Resulta complejo introducirse en la mente de alguien. Con más motivo si se trata del segundo mayor asesino de la historia, que reinó desde 1924 hasta 1953 con un poder omnímodo. Es lo que he intentado en “Entrevista a Stalin”.
Conocedor de la relevancia de los cargos y sus privilegios a la hora de asegurar la lealtad, Stalin reconfiguró durante los años veinte la organización del Partido, colocando a hombres afines en puestos decisivos, que a su vez situaban a otra cábila de paniaguados en escalones inferiores. ¡Ay de quien se atreviese a no serle ciegamente leal, aunque solo fuese de pensamiento! A la hora de enfrentarse a sus enemigos los dividía, según fuera oportuno. Supo jugar un papel aparentemente secundario a la sombra de Zinóviev y Kámenev o a la de Bujarin más tarde. El pánico serpenteaba. Bien lo explicitó: había que acabar sobre todo con los inocentes, para que nadie estuviera seguro de la tierra que pisaba.

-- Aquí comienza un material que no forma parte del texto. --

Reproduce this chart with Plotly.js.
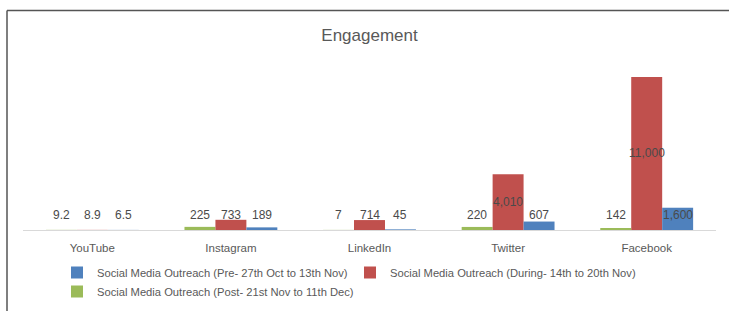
<!DOCTYPE html>
<html>
<head>
<meta charset="utf-8">
<script src="https://cdn.plot.ly/plotly-3.0.1.min.js"></script>
<style>
html,body{margin:0;padding:0;background:#ffffff;}
#chart{width:729px;height:311px;}
</style>
</head>
<body>
<div id="chart"></div>
<script>
// ---- data ----
const categories = ['YouTube', 'Instagram', 'LinkedIn', 'Twitter', 'Facebook'];
const preValues = [6.5, 189, 45, 607, 1600];        // Pre- 27th Oct to 13th Nov (blue)
const duringValues = [8.9, 733, 714, 4010, 11000];  // During- 14th to 20th Nov (red)
const postValues = [9.2, 225, 7, 220, 142];         // Post- 21st Nov to 11th Dec (green)
const preName = 'Social Media Outreach (Pre- 27th Oct to 13th Nov)';
const duringName = 'Social Media Outreach (During- 14th to 20th Nov)';
const postName = 'Social Media Outreach (Post- 21st Nov to 11th Dec)';

// ---- styling ----
const W = 729, H = 311;
const M = {l: 23, r: 13, t: 63, b: 81};
const plotW = W - M.l - M.r, plotH = H - M.t - M.b;
const bargap = 0.33;
const FONT = '"Liberation Sans", Arial, sans-serif';
const C_BLUE = '#4f81bd', C_RED = '#c0504d', C_GREEN = '#9bbb59';
const TXT = '#595959';
const yMax = 12000;
const labelFloor = 1100; // small-value labels sit at a common level

// grouped bars draw left-to-right in trace order: Post, During, Pre
const series = [
  {name: postName, values: postValues, color: C_GREEN, rank: 3, slot: -1},
  {name: duringName, values: duringValues, color: C_RED, rank: 2, slot: 0},
  {name: preName, values: preValues, color: C_BLUE, rank: 1, slot: 1}
];

const traces = series.map(s => ({
  type: 'bar',
  name: s.name,
  x: categories,
  y: s.values,
  marker: {color: s.color, line: {width: 0}},
  legendrank: s.rank,
  hoverinfo: 'skip'
}));

const barPx = plotW / categories.length * (1 - bargap) / series.length;
const fmt = v => v.toLocaleString('en-US');
const annotations = [];
series.forEach(s => {
  s.values.forEach((v, i) => {
    annotations.push({
      xref: 'x', yref: 'y',
      x: categories[i],
      y: Math.max(v / 2, labelFloor),
      xshift: s.slot * barPx,
      text: fmt(v),
      showarrow: false,
      yanchor: 'middle',
      xanchor: 'center',
      font: {family: FONT, size: 12, color: '#4a4a4a'}
    });
  });
});

// frame lines (top + left) as seen in the reference
const px2x = px => (px - M.l) / plotW;
const py2y = py => (H - M.b - py) / plotH;
const shapes = [
  {type: 'line', xref: 'paper', yref: 'paper', x0: px2x(7), x1: px2x(729), y0: py2y(10.5), y1: py2y(10.5),
   line: {color: '#555555', width: 1.5}},
  {type: 'line', xref: 'paper', yref: 'paper', x0: px2x(7), x1: px2x(7), y0: py2y(10.5), y1: py2y(311),
   line: {color: '#555555', width: 1.5}}
];

const layout = {
  width: W, height: H,
  margin: M,
  paper_bgcolor: '#ffffff',
  plot_bgcolor: '#ffffff',
  font: {family: FONT, color: TXT},
  title: {
    text: 'Engagement',
    font: {family: FONT, size: 17, color: TXT},
    xref: 'paper', x: 0.5, xanchor: 'center',
    yref: 'container', y: 1 - 35 / H, yanchor: 'middle'
  },
  barmode: 'group',
  bargap: bargap,
  bargroupgap: 0,
  xaxis: {
    type: 'category',
    showline: true, linecolor: '#d9d9d9', linewidth: 1,
    showgrid: false, zeroline: false, ticks: '',
    tickfont: {family: FONT, size: 11.5, color: TXT},
    ticklabelstandoff: 7,
    fixedrange: true
  },
  yaxis: {
    range: [0, yMax],
    showgrid: false, zeroline: false, showline: false,
    showticklabels: false, ticks: '',
    fixedrange: true
  },
  showlegend: true,
  legend: {
    orientation: 'h',
    xref: 'container', x: 57 / W, xanchor: 'left',
    yref: 'container', y: 1 - 258 / H, yanchor: 'top',
    font: {family: FONT, size: 11.2, color: TXT},
    itemwidth: 30,
    entrywidth: 248,
    bgcolor: 'rgba(0,0,0,0)',
    traceorder: 'normal'
  },
  annotations: annotations,
  shapes: shapes
};

Plotly.newPlot('chart', traces, layout, {displayModeBar: false, staticPlot: true});
</script>
</body>
</html>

Stalin tuvo claro que su verdadero y único rival consistente era Trotsky. Instrumentalizó como comparsas a los demás. Una vez que aniquilara a su némesis, nadie le haría sombra. El mayor error que cometieron, en especial Trotsky, fue contemplar a Stalin como alguien anodino, sin talento, poco más que un montañés grosero no muy listo. Stalin se benefició de ese equívoco. Eliminó a todos con saña. Cuando contraatacaron, era tarde. Lo pagaron con sangre ellos y sus familias. Stalin había ganado la partida. Su control del Partido y de la URSS fue, gracias a unas estrategias tan burdas como sutiles, absoluto.

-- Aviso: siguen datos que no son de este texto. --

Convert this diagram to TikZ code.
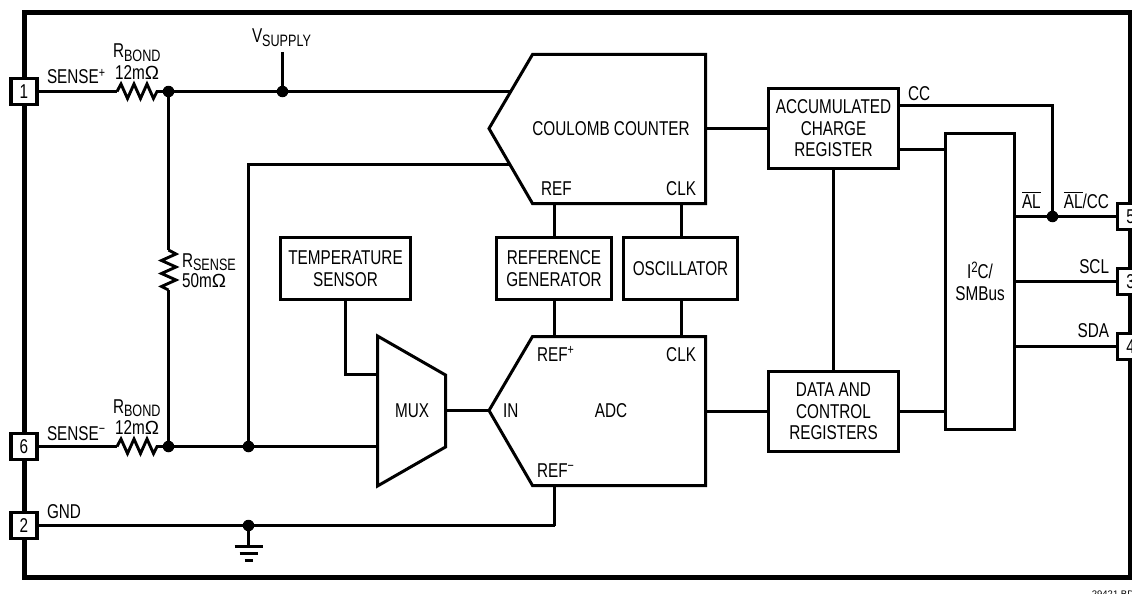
\documentclass[tikz,border=0pt]{standalone}
\usepackage{fontspec}
\setmainfont[FakeStretch=0.765]{Liberation Sans}
\newfontfamily\plainfont{Liberation Sans}
\newcommand{\sbs}[1]{\raisebox{-3.5pt}{\fontsize{16.5}{16.5}\selectfont #1}}
\newcommand{\sps}[1]{\raisebox{6.5pt}{\fontsize{14}{14}\selectfont #1}}
\newcommand{\ovl}[1]{\leavevmode\vbox{\hrule height 0.9pt\kern 1.6pt\hbox{#1}}}
\newcommand{\ohm}{{\plainfont\fontsize{19}{19}\selectfont Ω}}
\tikzset{
  wire/.style={line width=2.9pt,line cap=butt,line join=miter},
  thinwire/.style={line width=2.4pt},
  blockline/.style={line width=3pt,line join=miter,fill=white},
  regbox/.style={draw,line width=3pt,inner sep=0pt,outer sep=0pt,align=center,fill=white,
    font=\fontsize{20}{21.5}\selectfont},
  pinbox/.style={draw,line width=3.6pt,fill=white,inner sep=0pt,outer sep=0pt,
    minimum width=26pt,minimum height=26pt,font=\fontsize{20}{20}\selectfont},
  dotn/.style={circle,fill=black,inner sep=0pt,outer sep=0pt,minimum size=11.5pt},
  lab/.style={inner sep=0pt,outer sep=0pt,anchor=base west,font=\fontsize{20}{21.5}\selectfont},
  labr/.style={lab,anchor=base east},
  labc/.style={lab,anchor=base,align=center},
}
\begin{document}
\begin{tikzpicture}[x=1pt,y=-1pt]
\useasboundingbox (0,0) rectangle (1132,594);
\clip (0,0) rectangle (1132,594);
\fill[white] (0,0) rectangle (1132,594);
% frame
\draw[line width=5pt,line join=miter] (24.5,12.5) rectangle (1130.5,577.5);
% pins
\node[pinbox] (p1) at (24,91.5) {1};
\node[pinbox] (p6) at (24,446.5) {6};
\node[pinbox] (p2) at (24,525.5) {2};
\node[pinbox] (p5) at (1130.5,216.5) {5};
\node[pinbox] (p3) at (1130.5,281.5) {3};
\node[pinbox] (p4) at (1130.5,346.5) {4};
% blocks
\coordinate (ccA) at (489,128.5);
\coordinate (ccTL) at (532.5,54.5);
\coordinate (ccTR) at (705.5,54.5);
\coordinate (ccBR) at (705.5,203.5);
\coordinate (ccBL) at (532.5,203.5);
\coordinate (ccIn1) at (511,91.5);
\coordinate (ccIn2) at (511,164.5);
\coordinate (ccRef) at (554.5,203.5);
\coordinate (ccClk) at (681.5,203.5);
\coordinate (ccOut) at (705.5,128.5);
\coordinate (adA) at (489,410.5);
\coordinate (adTL) at (532.5,336.5);
\coordinate (adTR) at (705.5,336.5);
\coordinate (adBR) at (705.5,485.5);
\coordinate (adBL) at (532.5,485.5);
\coordinate (adRef) at (554.5,336.5);
\coordinate (adClk) at (681.5,336.5);
\coordinate (adRefm) at (554.5,485.5);
\coordinate (adOut) at (705.5,411.5);
\coordinate (muTL) at (377.5,336);
\coordinate (muTR) at (445.5,375);
\coordinate (muBR) at (445.5,447);
\coordinate (muBL) at (377.5,486);
\coordinate (muIn1) at (377.5,374.5);
\coordinate (muIn2) at (377.5,446.5);
\coordinate (muOut) at (445.5,410.5);
\node[regbox,minimum width=130pt,minimum height=62pt] (temp) at (345.5,268.5) {TEMPERATURE\\SENSOR};
\node[regbox,minimum width=115pt,minimum height=62pt] (refg) at (554,268.5) {REFERENCE\\GENERATOR};
\node[regbox,minimum width=114pt,minimum height=62pt] (osc) at (680.5,268.5) {OSCILLATOR};
\node[regbox,minimum width=130pt,minimum height=80pt] (acc) at (833.5,128.5) {ACCUMULATED\\CHARGE\\REGISTER};
\node[regbox,minimum width=130pt,minimum height=80pt] (dat) at (833.5,411.5) {DATA AND\\CONTROL\\REGISTERS};
\node[regbox,minimum width=69pt,minimum height=296pt] (i2c) at (980,281.5) {I\raisebox{6pt}{\fontsize{15}{15}\selectfont 2}C/\\SMBus};
\draw[blockline] (ccA) -- (ccTL) -- (ccTR) -- (ccBR) -- (ccBL) -- cycle;
\draw[blockline] (adA) -- (adTL) -- (adTR) -- (adBR) -- (adBL) -- cycle;
\draw[blockline] (muTL) -- (muTR) -- (muBR) -- (muBL) -- cycle;
% junctions
\node[dotn] (jtop) at (168.5,91.5) {};
\node[dotn] (jsup) at (282.5,91.5) {};
\node[dotn] (jbot) at (168.5,446.5) {};
\node[dotn] (jfb) at (248.5,446.5) {};
\node[dotn] (jgnd) at (248.5,525.5) {};
\node[dotn] (jal) at (1052.5,216.5) {};
\coordinate (vsup) at (282.5,52);
\coordinate (gtop) at (248.5,546);
% bond resistor ends
\coordinate (r1a) at (117,91.5);
\coordinate (r1b) at (157,91.5);
\coordinate (r2a) at (117,446.5);
\coordinate (r2b) at (157,446.5);
\coordinate (rsa) at (168.5,250);
\coordinate (rsb) at (168.5,290);
% wires
\begin{scope}[wire]
\draw[thinwire] (p1.east) -- (r1a);
\draw (r1a) -- ++(4,-7.5) -- ++(6.5,14.5) -- ++(6.5,-14.5) -- ++(6.5,14.5) -- ++(6.5,-14.5) -- ++(6.5,14.5) -- (r1b) -- (jtop.center);
\draw[thinwire] (p6.east) -- (r2a);
\draw (r2a) -- ++(4,-7.5) -- ++(6.5,14.5) -- ++(6.5,-14.5) -- ++(6.5,14.5) -- ++(6.5,-14.5) -- ++(6.5,14.5) -- (r2b) -- (jbot.center);
\draw (jtop.center) -- (jsup.center) -- (ccIn1);
\draw (vsup) -- (jsup.center);
\draw (jtop.center) -- (rsa);
\draw (rsa) -- ++(7.5,4) -- ++(-14.5,6.5) -- ++(14.5,6.5) -- ++(-14.5,6.5) -- ++(14.5,6.5) -- ++(-14.5,6.5) -- (rsb);
\draw (rsb) -- (jbot.center);
\draw (jbot.center) -- (jfb.center) -- (muIn2);
\draw (jfb.center) |- (ccIn2);
\draw[thinwire] (p2.east) -- (jgnd.center) -- (jgnd.center -| adRefm);
\draw (jgnd.center -| adRefm) -- (adRefm);
\draw (jgnd.center) -- (gtop);
\draw (ccRef) -- (ccRef |- refg.north);
\draw (ccClk) -- (ccClk |- osc.north);
\draw (adRef) -- (adRef |- refg.south);
\draw (adClk) -- (adClk |- osc.south);
\draw (ccOut) -- (ccOut -| acc.west);
\draw (adOut) -- (adOut -| dat.west);
\draw (acc.south) -- (dat.north);
\draw (temp.south) |- (muIn1);
\draw (muOut) -- (adA);
\draw (acc.east |- 0,105.5) -| (jal.center);
\draw (acc.east |- 0,149.5) -- (i2c.west |- 0,149.5);
\draw (dat.east |- 0,411.5) -- (i2c.west |- 0,411.5);
\draw[thinwire] (i2c.east |- jal) -- (jal.center) -- (p5.west);
\draw (i2c.east |- p3) -- (p3.west);
\draw (i2c.east |- p4) -- (p4.west);
\end{scope}
% ground
\draw[line width=3pt] (234.5,546.5) -- (262.5,546.5);
\draw[line width=3pt] (239.5,553.5) -- (257.5,553.5);
\draw[line width=3pt] (244.5,560.5) -- (252.5,560.5);
% labels
\node[lab] (t1) at (47,84) {SENSE\sps{+}};
\node[lab] (t2) at (113,58) {R\sbs{BOND}};
\node[lab] (t3) at (115,79) {12m\ohm};
\node[lab] (t4) at (252,43) {V\sbs{SUPPLY}};
\node[lab] (t5) at (182,267) {R\sbs{SENSE}};
\node[lab] (t6) at (182,287) {50m\ohm};
\node[lab] (t7) at (47,440) {SENSE\sps{−}};
\node[lab] (t8) at (113,413) {R\sbs{BOND}};
\node[lab] (t9) at (115,434) {12m\ohm};
\node[lab] (t10) at (47,518) {GND};
\node[labc] (t11) at (611,135) {COULOMB COUNTER};
\node[lab] (t12) at (541,195) {REF};
\node[labr] (t13) at (696,195) {CLK};
\node[lab] (t14) at (537,361) {REF\sps{+}};
\node[labr] (t15) at (696,361) {CLK};
\node[lab] (t16) at (503,417) {IN};
\node[labc] (t17) at (611,417) {ADC};
\node[lab] (t18) at (537,477) {REF\sps{−}};
\node[labc] (t19) at (412,417) {MUX};
\node[lab] (t20) at (908,100) {CC};
\node[lab] (t21) at (1022,208) {\ovl{AL}};
\node[labr] (t22) at (1109,208) {\ovl{AL}/CC};
\node[labr] (t23) at (1109,273) {SCL};
\node[labr] (t24) at (1109,337) {SDA};
\node[inner sep=0pt,anchor=base,font=\plainfont\fontsize{9.5}{9.5}\selectfont] (t25) at (1113,597) {29421 BD};
\end{tikzpicture}
\end{document}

El papel de Lenin como garante de la revolución, como el individuo que podía haber cambiado las cosas de haber vivido más, es incierta. Stalin fue su discípulo más aplicado, quien mejor comprendió la maquinaria impía que era el Partido diseñado por Lenin. Con obsesión por el orden y la disciplina, bien plasmada en una estructura piramidal y en una Cheka que, al modo de espada y escudo del Partido, era sanguinariamente despiadada.
Mi “Entrevista a Stalin” no es un interrogatorio fiscalizador a un criminal medio confeso y jamás arrepentido. Se trata de un intento de comprender las argumentaciones que justificaron su existencia a base de aniquilar a millones de inocentes.